We like to believe that we sit at the center of our own universe. Take a look at the businesses that are most popular these days and you’ll see what I mean. Bookstores and libraries have entire sections devoted to self-help. Beauty supplies fill department stores. And gyms and fitness centers are filled with equipment designed to help us avoid the ravages of time. Me, me, and most importantly, me. 

Today’s gospel takes us to a different place. It turns everything on its head and, if we are willing, gives us a new way. 

Paraphrasing here, Jesus says in the gospel … everything that I am, everything that I do … all of my gifts come from the relationship that I have with my Father. It’s all about the “we”, so much so that even when Jesus talks about “I” it’s almost as if he does it in the plural form. For him, there is nothing but we.

Does that make sense? Our problem is that we want to focus on ourselves and then decide which pieces we will share with others. This is exactly backwards. Jesus says that by giving everything over to the “we”, something greater and perfect is created. And it’s perfect because it is unconditional love. 

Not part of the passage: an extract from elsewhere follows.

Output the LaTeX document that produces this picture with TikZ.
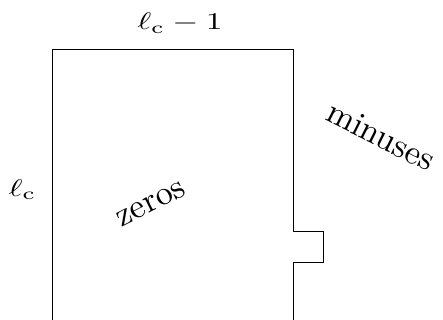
\documentclass[tikz,border=0pt]{standalone}
\usepackage{graphicx}
\begin{document}
\begin{tikzpicture}[x=1pt,y=-1pt,
  lbl/.style={inner sep=0pt},
  outline/.style={line width=0.9pt, line join=miter}]
\useasboundingbox (0,0) rectangle (443,320);
\draw[outline] (52,322) -- (52,49) -- (293,49) -- (293,231.5) -- (323,231.5)
  -- (323,262) -- (293,262) -- (293,322);
\node[lbl, anchor=base] (toplbl) at (180,30) {\scalebox{3.35}[2.4]{$\ell_{\mathrm{c}}-1$}};
\node[lbl, anchor=base] (leftlbl) at (22.5,196) {\scalebox{3.35}[2.4]{$\ell_{\mathrm{c}}$}};
\node[lbl] (zeros) at (151,204) {\rotatebox{26.6}{\scalebox{3.4}{zeros}}};
\node[lbl] (minuses) at (381,136) {\rotatebox{-26.6}{\scalebox{3.4}{minuses}}};
\end{tikzpicture}
\end{document}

Love isn’t about having the “feels” for someone. That’s lust, or a crush. 

True love is completely giving the self over to someone else, to the point where the “I” has no meaning anymore. Love can’t just be a collection of “me’s” in close proximity to one another. It needs to become something bigger and transformative. 

It’s like when two soap bubbles touch one another. Something amazing happens. They touch and the walls of each bubble disappear so that they become one, big bubble. The same must happen with love. 

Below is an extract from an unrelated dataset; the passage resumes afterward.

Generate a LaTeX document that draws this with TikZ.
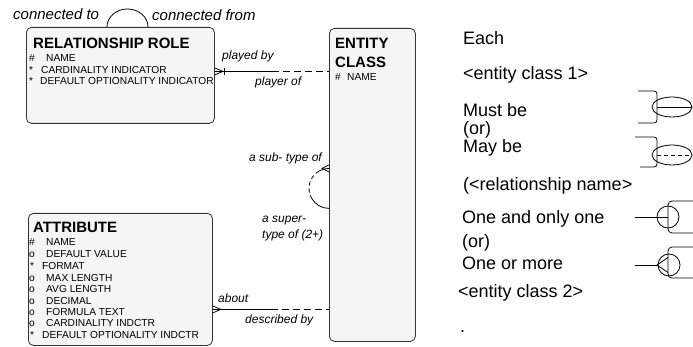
\documentclass[tikz,border=0pt]{standalone}
\usepackage{fontspec}
\setmainfont{Liberation Sans}
\usetikzlibrary{calc}
\begin{document}
\begin{tikzpicture}[x=1pt,y=-1pt,
  ent/.style={draw=black!80, fill=black!4, rounded corners=5pt, line width=0.8pt, inner sep=0, anchor=north west},
  ttl/.style={inner sep=0, anchor=west, text height=10.7pt, text depth=0pt, font=\fontsize{15}{15}\selectfont\bfseries},
  att/.style={inner sep=0, anchor=west, text height=7.3pt, text depth=0pt, font=\fontsize{10.2}{10}\selectfont},
  rl/.style={inner sep=0, anchor=west, font=\fontsize{12}{12}\selectfont\itshape},
  tl/.style={inner sep=0, anchor=west, font=\fontsize{15}{15}\selectfont\itshape},
  lg/.style={inner sep=0, anchor=west, text height=12.9pt, text depth=0pt, font=\fontsize{18}{18}\selectfont},
  ln/.style={line width=0.8pt},
  dsh/.style={line width=0.8pt, dash pattern=on 7pt off 4pt},
  dshs/.style={line width=0.8pt, dash pattern=on 4pt off 3pt},
]
\useasboundingbox (0,0) rectangle (693,347);

% entity boxes
\node[ent, minimum width=188pt, minimum height=96pt] (rr) at (26,27) {};
\node[ent, minimum width=86pt, minimum height=313pt] (ec) at (329,28) {};
\node[ent, minimum width=184pt, minimum height=132pt] (attr) at (28,213) {};

% relationship role text
\node[ttl] (rrt) at (33,43) {RELATIONSHIP ROLE};
\node[att] (rrm1) at (29,58) {\#};  \node[att] (rra1) at (46,58) {NAME};
\node[att] (rrm2) at (29,70) {*};   \node[att] (rra2) at (41,70) {CARDINALITY INDICATOR};
\node[att] (rrm3) at (29,81) {*};   \node[att] (rra3) at (40,81) {DEFAULT OPTIONALITY INDICATOR};

% entity class text
\node[ttl] (ect1) at (335,43) {ENTITY};
\node[ttl] (ect2) at (335,62) {CLASS};
\node[att] (ecm1) at (335,77) {\#}; \node[att] (eca1) at (347,77) {NAME};

% attribute text
\node[ttl] (att0) at (33,227) {ATTRIBUTE};
\node[att] (am1) at (29,242) {\#}; \node[att] (aa1) at (46,242) {NAME};
\node[att] (am2) at (29,254) {o};  \node[att] (aa2) at (46,254) {DEFAULT VALUE};
\node[att] (am3) at (30,266) {*};  \node[att] (aa3) at (42,266) {FORMAT};
\node[att] (am4) at (29,278) {o};  \node[att] (aa4) at (46,278) {MAX LENGTH};
\node[att] (am5) at (29,289) {o};  \node[att] (aa5) at (46,289) {AVG LENGTH};
\node[att] (am6) at (29,301) {o};  \node[att] (aa6) at (46,301) {DECIMAL};
\node[att] (am7) at (29,312) {o};  \node[att] (aa7) at (46,312) {FORMULA TEXT};
\node[att] (am8) at (29,323) {o};  \node[att] (aa8) at (46,323) {CARDINALITY INDCTR};
\node[att] (am9) at (30,335) {*};  \node[att] (aa9) at (42,335) {DEFAULT OPTIONALITY INDCTR};

% recursive loop on relationship role
\draw[ln] (rr.north west) ++(81,0) coordinate (lpA)
  arc[start angle=180, end angle=360, x radius=20.5, y radius=18] coordinate (lpB);
\node[tl] (lct) at (13,14) {connected to};
\node[tl] (lcf) at (152,15) {connected from};

% played by / player of
\path (rr.east) ++(0,-4) coordinate (pbA);
\path (ec.west |- pbA) coordinate (pbB);
\draw[ln] (pbA) -- ($(pbA)!0.5!(pbB)$) coordinate (pbM);
\draw[dsh] (pbM) -- (pbB);
\draw[ln] ($(pbA)+(0,-3.5)$) -- ($(pbA)+(8,0)$) -- ($(pbA)+(0,3.5)$);
\draw[ln] ($(pbA)+(10,-3.5)$) -- ($(pbA)+(10,3.5)$);
\node[rl] (lpb) at (222,56) {played by};
\node[rl] (lpo) at (255,82) {player of};

% about / described by
\path (attr.east) ++(0,30) coordinate (abA);
\path (ec.west |- abA) coordinate (abB);
\draw[ln] (abA) -- ($(abA)!0.5!(abB)$) coordinate (abM);
\draw[dsh] (abM) -- (abB);
\draw[ln] ($(abA)+(0,-3.5)$) -- ($(abA)+(8,0)$) -- ($(abA)+(0,3.5)$);
\node[rl] (lab) at (218,298) {about};
\node[rl] (ldb) at (245,320) {described by};

% subtype loop
\path (ec.west) ++(0,-16.5) coordinate (stA);
\draw[ln] (stA) arc[start angle=270, end angle=240, radius=20] coordinate (st1);
\draw[dshs] (st1) arc[start angle=240, end angle=150, radius=20] coordinate (st2);
\draw[ln] (st2) arc[start angle=150, end angle=90, radius=20] coordinate (stB);
\draw[ln] ($(stA)+(0,-3.5)$) -- ($(stA)+(-7,0)$) -- ($(stA)+(0,3.5)$);
\node[rl, anchor=east] (lst) at (322,158) {a sub- type of};
\node[rl] (lsp1) at (262,221) {a super-};
\node[rl] (lsp2) at (262,235) {type of (2+)};

% legend text
\node[lg] (g1) at (463,38) {Each};
\node[lg] (g2) at (463,73) {<entity class 1>};
\node[lg] (g3) at (463,110) {Must be};
\node[lg] (g4) at (463,128.5) {(or)};
\node[lg] (g5) at (463,146) {May be};
\node[lg] (g6) at (463,184) {(<relationship name>};
\node[lg] (g7) at (462,217) {One and only one};
\node[lg] (g8) at (462,241) {(or)};
\node[lg] (g9) at (462,263) {One or more};
\node[lg] (g10) at (458,291) {<entity class 2>};
\node[lg] (g11) at (460,326.5) {.};

% legend symbols: must be
\draw[ln, rounded corners=3pt] (638,91) -- (657,91) -- (657,123) -- (638,123);
\draw[ln] (672,107) ellipse[x radius=20, y radius=10];
\draw[ln] (657,107) -- (692,107);
% may be
\draw[ln, rounded corners=3pt] (635,137) -- (657,137) -- (657,167) -- (640,167);
\draw[ln] (672,155) ellipse[x radius=20, y radius=10];
\draw[dshs] (657,155) -- (692,155);
% one and only one
\draw[ln] (635,217) -- (668,217);
\draw[ln] (668,217) circle[radius=11];
\draw[ln, rounded corners=4pt] (693,201) -- (668,201) -- (668,233) -- (693,233);
% one or more
\draw[ln] (635,265) -- (657,265);
\draw[ln] (669,265) circle[radius=11];
\draw[ln] (668,257.5) -- (657,265) -- (668,272.5);
\draw[ln, rounded corners=4pt] (693,247) -- (668,247) -- (668,278) -- (693,278);
\end{tikzpicture}
\end{document}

This is hard for us because we’ve spent our entire lives focusing on ourselves first. Or, if we’re lucky, we’ve found one special person with whom we are willing to explore giving up ourselves. Good start, but what about the rest of the world? That is the radical truth of today’s gospel. Jesus tells us that we need to stop holding back. Stop being trapped in the loneliness of reserving love for I and me. That path leads to death. 

This can be frightening. Giving oneself can easily be thought of as losing oneself. 

This is the yoke in the gospel. We are afraid that love will bring burdens that we aren’t willing to bear. Jesus tells us that the answer to this is that we need to bring ourselves low. Taking the “I” from here (up) to here (down), giving room for the loving “we” to grow. He gives us the answers. We just need to be willing to trust and follow.

As we go out into the world today, remember the gospel. Challenge ourselves to love one another just as Jesus and his Father love one another. This is our calling - a radical realignment of how we love one another. And this will make all the difference in our journey back to our Father who loves us beyond all understanding.